* Start Source excerpt *
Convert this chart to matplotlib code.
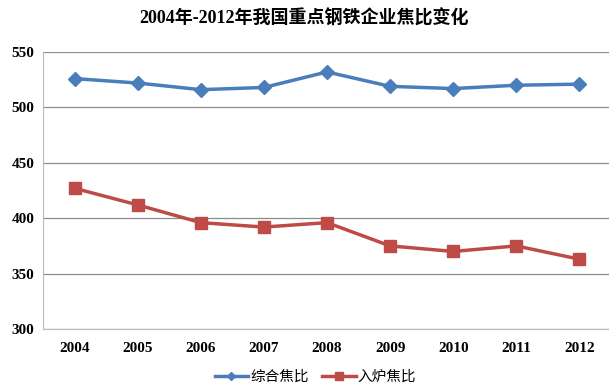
import matplotlib
matplotlib.use('Agg')
import matplotlib.pyplot as plt

years = ['2004', '2005', '2006', '2007', '2008', '2009', '2010', '2011', '2012']
zonghe = [526, 522, 516, 518, 532, 519, 517, 520, 521]
rulu = [427, 412, 396, 392, 396, 375, 370, 375, 363]

plt.rcParams['font.family'] = ['Liberation Serif', 'Noto Sans CJK SC']

fig = plt.figure(figsize=(6.09, 3.88), dpi=100)
ax = fig.add_axes([43 / 609, 59 / 388, 568 / 609, 277 / 388])

x = range(len(years))
ax.plot(x, zonghe, color='#4A7EBB', lw=2.5, marker='D', ms=7, label='综合焦比')
ax.plot(x, rulu, color='#BE4B48', lw=2.5, marker='s', ms=8, label='入炉焦比')

ax.set_xlim(-0.5, len(years) - 0.5)
ax.set_ylim(300, 550)
ax.set_yticks(range(300, 551, 50))
ax.set_xticks(list(x))
ax.set_xticklabels(years)
ax.grid(axis='y', color='#8C8C8C', lw=0.9)
ax.set_axisbelow(True)
for s in ['top', 'right']:
    ax.spines[s].set_visible(False)
for s in ['left', 'bottom']:
    ax.spines[s].set_color('#BBBBBB')
ax.tick_params(length=0, labelsize=11)
ax.tick_params(axis='x', pad=9)
ax.tick_params(axis='y', pad=6)
for lab in ax.get_xticklabels() + ax.get_yticklabels():
    lab.set_fontweight('bold')

fig.text(0.5, 0.953, '2004年-2012年我国重点钢铁企业焦比变化', ha='center', va='center',
         fontsize=13, fontweight='bold')

fig.legend(loc='center', bbox_to_anchor=(0.518, 0.028), ncol=2, frameon=False,
           handlelength=2.3, handletextpad=0.15, columnspacing=0.9, markerscale=0.65,
           prop={'family': ['Noto Sans CJK SC'], 'size': 10.5})

fig.savefig('out.png', dpi=100)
* End Source excerpt *
(Directive) Your task is to return the lines above, from the first one up to and including the line containing "marker='s', ms=8, label='入炉焦比')", minus any pictures.

(The reply)
Convert this chart to matplotlib code.
import matplotlib
matplotlib.use('Agg')
import matplotlib.pyplot as plt

years = ['2004', '2005', '2006', '2007', '2008', '2009', '2010', '2011', '2012']
zonghe = [526, 522, 516, 518, 532, 519, 517, 520, 521]
rulu = [427, 412, 396, 392, 396, 375, 370, 375, 363]

plt.rcParams['font.family'] = ['Liberation Serif', 'Noto Sans CJK SC']

fig = plt.figure(figsize=(6.09, 3.88), dpi=100)
ax = fig.add_axes([43 / 609, 59 / 388, 568 / 609, 277 / 388])

x = range(len(years))
ax.plot(x, zonghe, color='#4A7EBB', lw=2.5, marker='D', ms=7, label='综合焦比')
ax.plot(x, rulu, color='#BE4B48', lw=2.5, marker='s', ms=8, label='入炉焦比')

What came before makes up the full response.